The US embassy in Kiev issued a strong statement pointing to Russian complicity in arming the rebels, saying it has concluded “that Flight MH17 was likely downed by a SA-11 surface-to-air missile from separatist-controlled territory in eastern Ukraine”.

It said over the weekend of July 12-13, “Russia sent a convoy of military equipment with up to 150 vehicles, including tanks, armoured personnel carriers, artillery and multiple rockets launchers” to the separatists.

The statement also said Russia was training separatist fighters in south-west Russia, including on air defence systems.

The rebels have been strictly limiting the movements of international monitors and journalists at the crash site, which is near the Russian border.

Journalists reported seeing bodies rotting in the summer heat on Saturday, piled into body bags by the side of the road or still sprawled where they fell in farmland in eastern Ukraine, after their plane was shot out of the sky.

By Sunday morning, journalists saw no bodies and no armed rebels at the crash site. Emergency workers were searching the sprawling fields only for body parts, while heavy machinery was seen moving plane debris.

There was no immediate word on the bodies of the other plane victims, but Michael Bociurkiw, a spokesman for monitors from the Organisation for Security and Cooperation in Europe, said some bodies were likely incinerated without a trace.

“We’re looking at the field where the engines have come down. This was the area which was exposed to the most intense heat. We do not see any bodies here. It appears that some have been vaporised,” he told reporters from the crash site on Sunday.

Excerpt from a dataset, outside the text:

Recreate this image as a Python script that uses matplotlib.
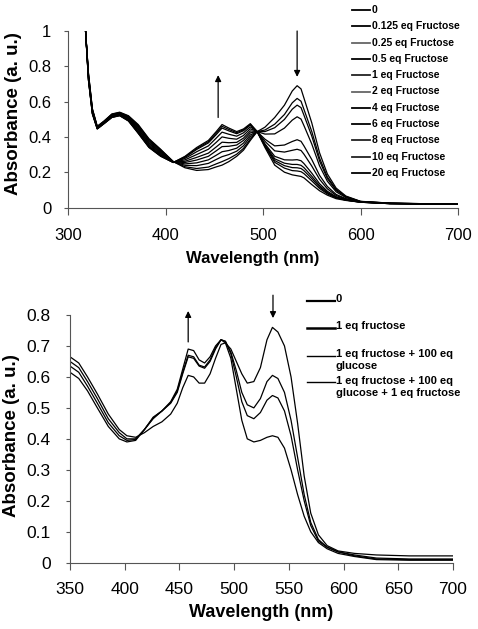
import matplotlib
matplotlib.use('Agg')
import matplotlib.pyplot as plt
from matplotlib.lines import Line2D

plt.rcParams['font.family'] = ['Liberation Sans', 'DejaVu Sans']

W, H = 478, 629

# ---- top panel: titration with fructose ----
wl_top = [318, 321, 325, 330, 337, 345, 353, 362, 372, 383, 395, 408, 420, 432, 444, 452, 458, 465,
          473, 480, 487, 494, 502, 512, 522, 530, 535, 539, 542, 550, 558, 566, 575, 585, 600, 630, 700]

fr_0 = [1.00, 0.76, 0.56, 0.46, 0.49, 0.53, 0.54, 0.52, 0.47, 0.39, 0.33, 0.26, 0.225, 0.21, 0.215, 0.23, 0.24, 0.26,
        0.29, 0.325, 0.38, 0.43, 0.455, 0.51, 0.58, 0.66, 0.69, 0.672, 0.62, 0.48, 0.31, 0.19, 0.11, 0.065, 0.035, 0.025, 0.018]
fr_0125 = [1.00, 0.757, 0.557, 0.459, 0.489, 0.528, 0.538, 0.517, 0.466, 0.386, 0.327, 0.26, 0.231, 0.221, 0.229, 0.247, 0.26, 0.277,
           0.302, 0.335, 0.388, 0.43, 0.439, 0.472, 0.527, 0.593, 0.618, 0.602, 0.556, 0.431, 0.28, 0.173, 0.102, 0.062, 0.034, 0.025, 0.018]
fr_025 = [1.00, 0.752, 0.554, 0.457, 0.487, 0.526, 0.536, 0.514, 0.46, 0.38, 0.322, 0.259, 0.239, 0.237, 0.25, 0.272, 0.288, 0.30,
          0.319, 0.35, 0.40, 0.43, 0.43, 0.452, 0.499, 0.557, 0.58, 0.566, 0.523, 0.405, 0.264, 0.164, 0.097, 0.06, 0.034, 0.024, 0.018]
fr_05 = [1.00, 0.747, 0.55, 0.455, 0.485, 0.523, 0.533, 0.51, 0.454, 0.374, 0.317, 0.258, 0.247, 0.253, 0.27, 0.296, 0.316, 0.323,
         0.336, 0.365, 0.411, 0.43, 0.416, 0.417, 0.45, 0.495, 0.514, 0.501, 0.464, 0.36, 0.236, 0.149, 0.089, 0.056, 0.033, 0.024, 0.018]
fr_1 = [1.00, 0.742, 0.546, 0.453, 0.483, 0.521, 0.531, 0.506, 0.447, 0.367, 0.312, 0.258, 0.255, 0.269, 0.29, 0.321, 0.345, 0.347,
        0.354, 0.38, 0.423, 0.43, 0.387, 0.349, 0.354, 0.374, 0.384, 0.375, 0.349, 0.272, 0.182, 0.119, 0.074, 0.05, 0.032, 0.023, 0.018]
fr_2 = [1.00, 0.737, 0.543, 0.452, 0.482, 0.519, 0.529, 0.503, 0.442, 0.362, 0.307, 0.257, 0.262, 0.284, 0.308, 0.343, 0.37, 0.367,
        0.369, 0.393, 0.434, 0.43, 0.375, 0.321, 0.314, 0.324, 0.33, 0.323, 0.302, 0.235, 0.16, 0.106, 0.068, 0.048, 0.032, 0.023, 0.018]
fr_4 = [1.00, 0.732, 0.539, 0.45, 0.48, 0.516, 0.526, 0.499, 0.435, 0.355, 0.302, 0.257, 0.27, 0.30, 0.33, 0.369, 0.40, 0.392,
        0.387, 0.408, 0.446, 0.43, 0.361, 0.29, 0.27, 0.269, 0.271, 0.265, 0.249, 0.195, 0.135, 0.092, 0.061, 0.045, 0.031, 0.023, 0.018]
fr_6 = [1.00, 0.727, 0.536, 0.448, 0.478, 0.514, 0.524, 0.496, 0.429, 0.349, 0.297, 0.256, 0.278, 0.316, 0.349, 0.393, 0.427, 0.415,
        0.404, 0.423, 0.457, 0.43, 0.355, 0.276, 0.251, 0.244, 0.244, 0.239, 0.226, 0.177, 0.124, 0.086, 0.058, 0.043, 0.031, 0.022, 0.018]
fr_8 = [1.00, 0.723, 0.533, 0.446, 0.476, 0.512, 0.522, 0.493, 0.424, 0.344, 0.293, 0.255, 0.284, 0.329, 0.366, 0.413, 0.45, 0.434,
        0.418, 0.435, 0.467, 0.43, 0.351, 0.266, 0.237, 0.226, 0.225, 0.221, 0.209, 0.164, 0.116, 0.082, 0.056, 0.042, 0.03, 0.022, 0.018]
fr_10 = [1.00, 0.722, 0.531, 0.446, 0.476, 0.511, 0.521, 0.491, 0.422, 0.342, 0.292, 0.255, 0.287, 0.334, 0.373, 0.421, 0.46, 0.442,
         0.424, 0.44, 0.471, 0.43, 0.347, 0.256, 0.223, 0.209, 0.207, 0.203, 0.192, 0.151, 0.108, 0.077, 0.054, 0.042, 0.03, 0.022, 0.018]
fr_20 = [1.00, 0.72, 0.53, 0.445, 0.475, 0.51, 0.52, 0.49, 0.42, 0.34, 0.29, 0.255, 0.29, 0.34, 0.38, 0.43, 0.47, 0.45,
         0.43, 0.445, 0.475, 0.43, 0.34, 0.24, 0.20, 0.185, 0.18, 0.176, 0.168, 0.13, 0.095, 0.07, 0.05, 0.04, 0.03, 0.022, 0.018]

top_series = [fr_0, fr_0125, fr_025, fr_05, fr_1, fr_2, fr_4, fr_6, fr_8, fr_10, fr_20]
top_labels = ['0', '0.125 eq Fructose', '0.25 eq Fructose', '0.5 eq Fructose', '1 eq Fructose',
              '2 eq Fructose', '4 eq Fructose', '6 eq Fructose', '8 eq Fructose', '10 eq Fructose',
              '20 eq Fructose']
top_colors = ['black', 'black', '#666666', 'black', '#222222', '#666666', 'black', 'black', '#222222', '#222222', 'black']

# ---- bottom panel: selectivity (fructose vs glucose) ----
wl_bot = [350, 358, 366, 375, 385, 395, 402, 410, 418, 426, 434, 442, 448, 453, 458, 463, 468, 473, 478, 483,
          488, 492, 497, 502, 507, 512, 518, 524, 530, 535, 540, 546, 552, 558, 564, 570, 577, 585, 595, 610,
          630, 660, 700]

bt_0 = [0.665, 0.645, 0.60, 0.545, 0.48, 0.43, 0.41, 0.405, 0.42, 0.44, 0.455, 0.48, 0.515, 0.565, 0.605, 0.60, 0.58, 0.58, 0.61, 0.66,
        0.705, 0.71, 0.69, 0.65, 0.61, 0.58, 0.585, 0.63, 0.72, 0.76, 0.745, 0.70, 0.60, 0.45, 0.28, 0.16, 0.09, 0.055, 0.038, 0.03,
        0.025, 0.022, 0.022]
bt_1 = [0.65, 0.63, 0.585, 0.53, 0.465, 0.42, 0.40, 0.40, 0.43, 0.465, 0.49, 0.515, 0.55, 0.61, 0.665, 0.66, 0.635, 0.628, 0.65, 0.69,
        0.72, 0.715, 0.68, 0.62, 0.55, 0.51, 0.50, 0.53, 0.585, 0.605, 0.595, 0.55, 0.46, 0.34, 0.22, 0.13, 0.075, 0.05, 0.035, 0.025,
        0.015, 0.012, 0.012]
bt_2 = [0.635, 0.615, 0.57, 0.515, 0.452, 0.41, 0.395, 0.398, 0.43, 0.468, 0.49, 0.517, 0.555, 0.615, 0.67, 0.665, 0.638, 0.632, 0.655, 0.695,
        0.72, 0.715, 0.675, 0.60, 0.52, 0.475, 0.465, 0.485, 0.525, 0.54, 0.532, 0.49, 0.41, 0.30, 0.20, 0.12, 0.07, 0.05, 0.035, 0.022,
        0.012, 0.01, 0.01]
bt_3 = [0.615, 0.595, 0.555, 0.50, 0.44, 0.40, 0.39, 0.395, 0.43, 0.47, 0.49, 0.52, 0.56, 0.625, 0.69, 0.685, 0.655, 0.645, 0.665, 0.70,
        0.72, 0.71, 0.66, 0.56, 0.46, 0.40, 0.39, 0.395, 0.405, 0.41, 0.405, 0.37, 0.30, 0.22, 0.15, 0.10, 0.065, 0.045, 0.03, 0.02,
        0.01, 0.008, 0.008]

bot_series = [bt_0, bt_1, bt_2, bt_3]
bot_labels = ['0', '1 eq fructose', '1 eq fructose + 100 eq\nglucose',
              '1 eq fructose + 100 eq\nglucose + 1 eq fructose']
bot_legend_lw = [1.6, 1.8, 1.0, 1.0]


def fig_xy(x, y):
    # pixel position (from top left) -> figure fraction
    return x / W, 1 - y / H


def style_axes(ax, xpad, ypad):
    for s in ['top', 'right']:
        ax.spines[s].set_visible(False)
    for s in ['left', 'bottom']:
        ax.spines[s].set_color('#555555')
        ax.spines[s].set_linewidth(0.8)
    ax.tick_params(axis='x', direction='out', length=5, width=0.8, color='#555555', pad=xpad)
    ax.tick_params(axis='y', direction='out', length=3, width=0.8, color='#555555', pad=ypad)


fig = plt.figure(figsize=(W / 100, H / 100), dpi=100)

ax1 = fig.add_axes([68 / W, 1 - 207.5 / H, 390 / W, 176.5 / H])
for vals in top_series:
    ax1.plot(wl_top, vals, color='black', lw=0.9, solid_joinstyle='round')
ax1.set_xlim(300, 700)
ax1.set_ylim(0, 1)
ax1.set_xticks([300, 400, 500, 600, 700])
ax1.set_yticks([0, 0.2, 0.4, 0.6, 0.8, 1])
ax1.set_yticklabels(['0', '0.2', '0.4', '0.6', '0.8', '1'])
style_axes(ax1, 10, 9)
ax1.tick_params(labelsize=12)
ax1.set_xlabel('Wavelength (nm)', fontsize=12, fontweight='bold')
ax1.set_ylabel('Absorbance (a. u.)', fontsize=13.5, fontweight='bold')
ax1.xaxis.set_label_coords(0.473, -0.249)
ax1.yaxis.set_label_coords(-0.118, 0.531)

arrow_kw = dict(arrowstyle='-|>', color='black', lw=0.9, mutation_scale=9, shrinkA=0, shrinkB=0)
ax1.annotate('', xy=(454, 0.75), xytext=(454, 0.51), arrowprops=arrow_kw, annotation_clip=False)
ax1.annotate('', xy=(535, 0.74), xytext=(535, 1.0), arrowprops=arrow_kw, annotation_clip=False)

# legend, top panel
for i, (lab, col) in enumerate(zip(top_labels, top_colors)):
    yy = 10 + 16.3 * i
    x0, y0 = fig_xy(352, yy)
    x1, _ = fig_xy(370, yy)
    fig.add_artist(Line2D([x0, x1], [y0, y0], color=col, lw=1.3, transform=fig.transFigure))
    fig.text(*fig_xy(372, yy), lab, fontsize=7.5, fontweight='bold', va='center', ha='left')

ax2 = fig.add_axes([70 / W, 1 - 562.7 / H, 383 / W, 247.7 / H])
for vals in bot_series:
    ax2.plot(wl_bot, vals, color='black', lw=0.9, solid_joinstyle='round')
ax2.set_xlim(350, 700)
ax2.set_ylim(0, 0.8)
ax2.set_xticks([350, 400, 450, 500, 550, 600, 650, 700])
ax2.set_yticks([0, 0.1, 0.2, 0.3, 0.4, 0.5, 0.6, 0.7, 0.8])
ax2.set_yticklabels(['0', '0.1', '0.2', '0.3', '0.4', '0.5', '0.6', '0.7', '0.8'])
style_axes(ax2, 9, 11)
ax2.tick_params(labelsize=12.5)
ax2.set_xlabel('Wavelength (nm)', fontsize=13, fontweight='bold')
ax2.set_ylabel('Absorbance (a. u.)', fontsize=13.5, fontweight='bold')
ax2.xaxis.set_label_coords(0.4987, -0.165)
ax2.yaxis.set_label_coords(-0.1305, 0.512)

ax2.annotate('', xy=(458, 0.813), xytext=(458, 0.713), arrowprops=arrow_kw, annotation_clip=False)
ax2.annotate('', xy=(535.5, 0.79), xytext=(535.5, 0.864), arrowprops=arrow_kw, annotation_clip=False)

# legend, bottom panel
bot_rows = [301, 327.5, 355.5, 382]
for lab, yy, lw in zip(bot_labels, bot_rows, bot_legend_lw):
    x0, y0 = fig_xy(306.5, yy)
    x1, _ = fig_xy(335, yy)
    fig.add_artist(Line2D([x0, x1], [y0, y0], color='black', lw=lw, transform=fig.transFigure))
    fig.text(*fig_xy(336, yy - 6.5), lab, fontsize=8, fontweight='bold', va='top', ha='left',
             linespacing=1.25)

fig.savefig('out.png', dpi=100)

Alexander Pilyushny, an emergency worker combing the crash site for body parts, told reporters it took the rebels several hours on Saturday to cart away the bodies. He said he and other workers had no choice but to hand them over.

“They are armed, and we are not,” Mr Pilyushny said.

Nataliya Khuruzhaya, a duty officer at the train station in Torez, said emergency workers had loaded plane victims’ bodies into five sealed, refrigerated train cars.

Vasily Khoma, deputy of governor of the Kharkiv region where Ukraine has set up a crisis centre to handle the disaster, said the Ukrainian state railway company had provided the refrigerated train cars. Kharkiv is 185 miles north of the crash site.

He said no information was available on when aeroplane parts would be brought to the city and that the priority now was body recovery.

Mr Khoma added that a mobile lab to handle DNA analysis was being delivered from Dnipropetrovsk.

Residents in Kharkov have been inundating a special call centre to offer their services as volunteers. Ten hotels in Kharkiv say they will give free rooms for relatives of the victims.

In the Netherlands, worshippers at church services across the country prayed Sunday for the victims of the Ukraine air disaster and their next of kin, as anger built over the rebels’ hindering of the investigation.

At the St Vitus church in the central city of Hilversum, Father Julius Dresme summed up the nation’s pain.

“It’s terrible, and everybody’s hearts are bleeding and crying,” he said.

Dutch foreign minister Frans Timmermans, speaking in Kiev, demanded that the culprits be found.

“Once we have the proof, we will not stop until the people are brought to justice,” he said.